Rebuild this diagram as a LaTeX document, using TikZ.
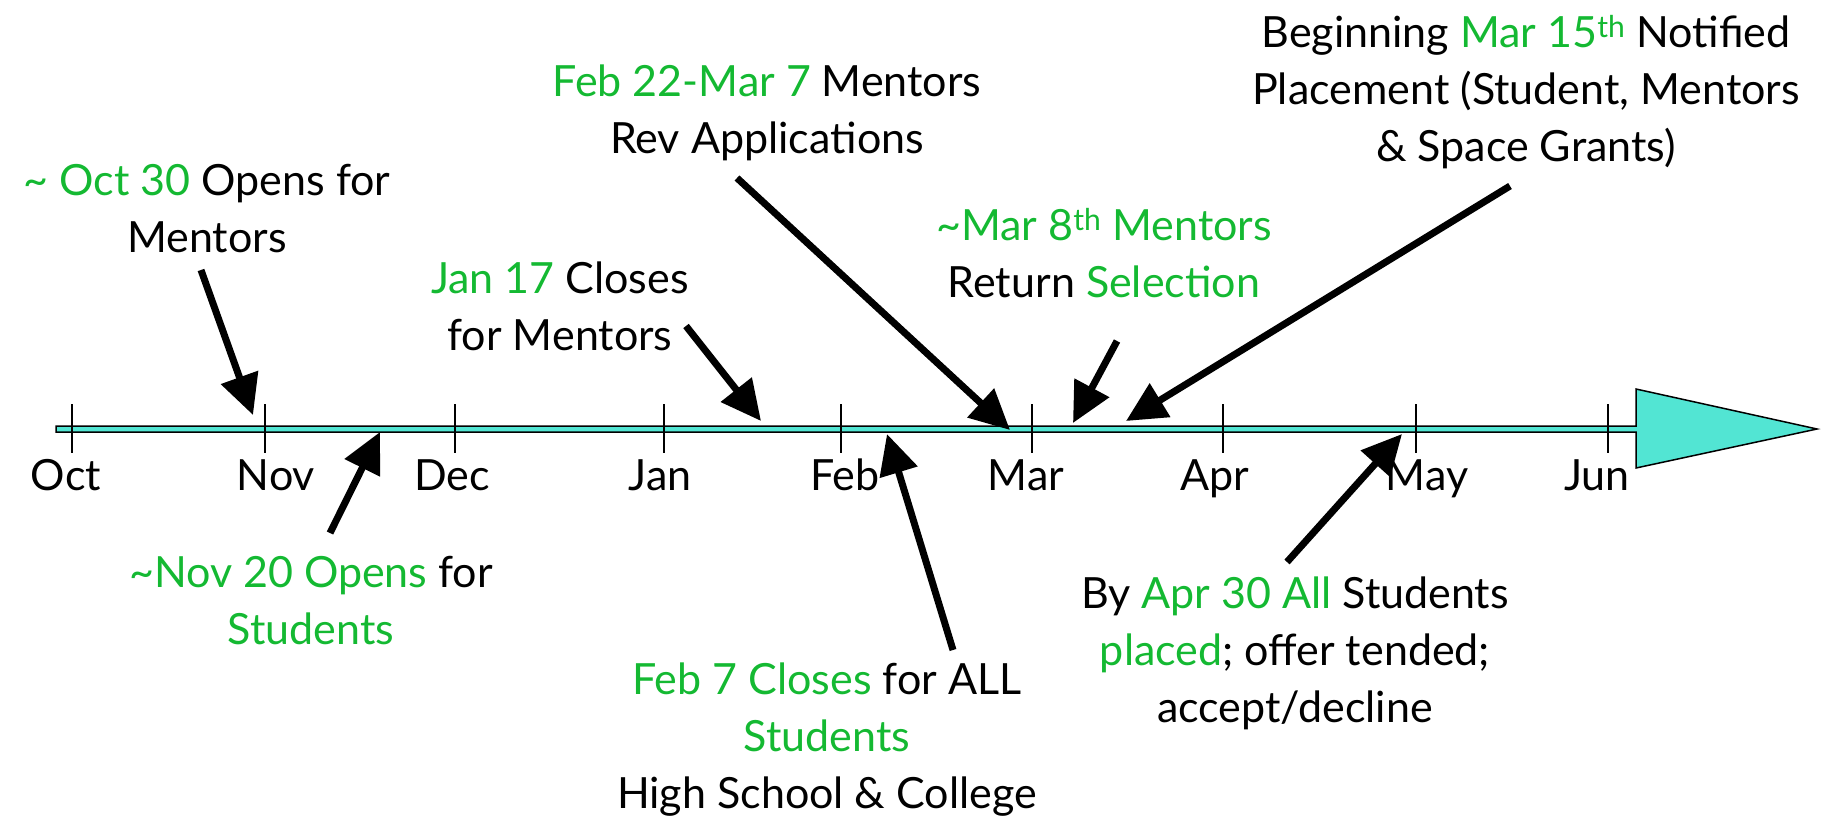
\documentclass[tikz,border=0pt]{standalone}
\usepackage{fontspec}
\setmainfont{Lato}
\usetikzlibrary{arrows.meta}
\definecolor{grn}{RGB}{20,185,50}
\definecolor{aqua}{RGB}{82,229,211}
\begin{document}
\begin{tikzpicture}[x=1pt,y=-1pt,
  lbl/.style={align=center, anchor=base, inner sep=0pt, font=\fontsize{43}{57}\selectfont},
  mon/.style={anchor=base, inner sep=0pt, font=\fontsize{43}{50}\selectfont},
  tickline/.style={line width=1.5pt},
  ptr/.style={line width=7pt, -{Triangle[length=40pt,width=38pt]}}]
\useasboundingbox (0,0) rectangle (1826,827);
% timeline arrow
\draw[fill=aqua, line width=1.5pt, line join=miter] (56,426) -- (1636,426) -- (1636,389) -- (1817,429)
  -- (1636,468) -- (1636,432) -- (56,432) -- cycle;
% ticks
\foreach \x in {72,265,455,664,841,1032,1223,1416,1608}
  \draw[tickline] (\x,404) -- (\x,453);
% months
\node[mon] (oct) at (66,490) {Oct};
\node[mon] (nov) at (276,490) {Nov};
\node[mon] (dec) at (452,490) {Dec};
\node[mon] (jan) at (660,490) {Jan};
\node[mon] (feb) at (845,490) {Feb};
\node[mon] (mar) at (1026,490) {Mar};
\node[mon] (apr) at (1215,490) {Apr};
\node[mon] (may) at (1427,490) {May};
\node[mon] (jun) at (1597,490) {Jun};
% labels (anchor = baseline of last line)
\node[lbl] (oct30) at (207,252) {\textcolor{grn}{\textasciitilde\ Oct 30} Opens for\\Mentors};
\node[lbl] (jan17) at (560,350) {\textcolor{grn}{Jan 17} Closes\\for Mentors};
\node[lbl] (feb22) at (767,153) {\textcolor{grn}{Feb 22-Mar 7} Mentors\\Rev Applications};
\node[lbl] (mar8) at (1104,297) {\textcolor{grn}{\textasciitilde Mar 8\textsuperscript{th} Mentors}\\Return \textcolor{grn}{Selection}};
\node[lbl] (mar15) at (1526,161) {Beginning \textcolor{grn}{Mar 15\textsuperscript{th}} Notified\\Placement (Student, Mentors\\\& Space Grants)};
\node[lbl] (nov20) at (311,644) {\textcolor{grn}{\textasciitilde Nov 20 Opens} for\\\textcolor{grn}{Students}};
\node[lbl] (feb7) at (827,808) {\textcolor{grn}{Feb 7 Closes} for ALL\\\textcolor{grn}{Students}\\High School \& College};
\node[lbl] (apr30) at (1295,722) {By \textcolor{grn}{Apr 30 All} Students\\\textcolor{grn}{placed}; offer tended;\\accept/decline};
% arrow end points
\coordinate (s1) at (201,270); \coordinate (e1) at (253,415);
\coordinate (s2) at (330,533); \coordinate (e2) at (380,432);
\coordinate (s3) at (686,326); \coordinate (e3) at (761,421);
\coordinate (s4) at (953,650); \coordinate (e4) at (887,434);
\coordinate (s5) at (737,178); \coordinate (e5) at (1010,430);
\coordinate (s6) at (1117,341); \coordinate (e6) at (1073,423);
\coordinate (s7) at (1510,186); \coordinate (e7) at (1126,421);
\coordinate (s8) at (1287,562); \coordinate (e8) at (1402,434);
\foreach \i in {1,...,8} \draw[ptr] (s\i) -- (e\i);
\end{tikzpicture}
\end{document}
◇ ◇ ◇ ◇ ◇ ◇ ◇
Work to be completed: Do not include the images; transcribe the rest of the listing exactly.

Response:
Rebuild this diagram as a LaTeX document, using TikZ.
\documentclass[tikz,border=0pt]{standalone}
\usepackage{fontspec}
\setmainfont{Lato}
\usetikzlibrary{arrows.meta}
\definecolor{grn}{RGB}{20,185,50}
\definecolor{aqua}{RGB}{82,229,211}
\begin{document}
\begin{tikzpicture}[x=1pt,y=-1pt,
  lbl/.style={align=center, anchor=base, inner sep=0pt, font=\fontsize{43}{57}\selectfont},
  mon/.style={anchor=base, inner sep=0pt, font=\fontsize{43}{50}\selectfont},
  tickline/.style={line width=1.5pt},
  ptr/.style={line width=7pt, -{Triangle[length=40pt,width=38pt]}}]
\useasboundingbox (0,0) rectangle (1826,827);
% timeline arrow
\draw[fill=aqua, line width=1.5pt, line join=miter] (56,426) -- (1636,426) -- (1636,389) -- (1817,429)
  -- (1636,468) -- (1636,432) -- (56,432) -- cycle;
% ticks
\foreach \x in {72,265,455,664,841,1032,1223,1416,1608}
  \draw[tickline] (\x,404) -- (\x,453);
% months
\node[mon] (oct) at (66,490) {Oct};
\node[mon] (nov) at (276,490) {Nov};
\node[mon] (dec) at (452,490) {Dec};
\node[mon] (jan) at (660,490) {Jan};
\node[mon] (feb) at (845,490) {Feb};
\node[mon] (mar) at (1026,490) {Mar};
\node[mon] (apr) at (1215,490) {Apr};
\node[mon] (may) at (1427,490) {May};
\node[mon] (jun) at (1597,490) {Jun};
% labels (anchor = baseline of last line)
\node[lbl] (oct30) at (207,252) {\textcolor{grn}{\textasciitilde\ Oct 30} Opens for\\Mentors};
\node[lbl] (jan17) at (560,350) {\textcolor{grn}{Jan 17} Closes\\for Mentors};
\node[lbl] (feb22) at (767,153) {\textcolor{grn}{Feb 22-Mar 7} Mentors\\Rev Applications};
\node[lbl] (mar8) at (1104,297) {\textcolor{grn}{\textasciitilde Mar 8\textsuperscript{th} Mentors}\\Return \textcolor{grn}{Selection}};
\node[lbl] (mar15) at (1526,161) {Beginning \textcolor{grn}{Mar 15\textsuperscript{th}} Notified\\Placement (Student, Mentors\\\& Space Grants)};
\node[lbl] (nov20) at (311,644) {\textcolor{grn}{\textasciitilde Nov 20 Opens} for\\\textcolor{grn}{Students}};
\node[lbl] (feb7) at (827,808) {\textcolor{grn}{Feb 7 Closes} for ALL\\\textcolor{grn}{Students}\\High School \& College};
\node[lbl] (apr30) at (1295,722) {By \textcolor{grn}{Apr 30 All} Students\\\textcolor{grn}{placed}; offer tended;\\accept/decline};
% arrow end points
\coordinate (s1) at (201,270); \coordinate (e1) at (253,415);
\coordinate (s2) at (330,533); \coordinate (e2) at (380,432);
\coordinate (s3) at (686,326); \coordinate (e3) at (761,421);
\coordinate (s4) at (953,650); \coordinate (e4) at (887,434);
\coordinate (s5) at (737,178); \coordinate (e5) at (1010,430);
\coordinate (s6) at (1117,341); \coordinate (e6) at (1073,423);
\coordinate (s7) at (1510,186); \coordinate (e7) at (1126,421);
\coordinate (s8) at (1287,562); \coordinate (e8) at (1402,434);
\foreach \i in {1,...,8} \draw[ptr] (s\i) -- (e\i);
\end{tikzpicture}
\end{document}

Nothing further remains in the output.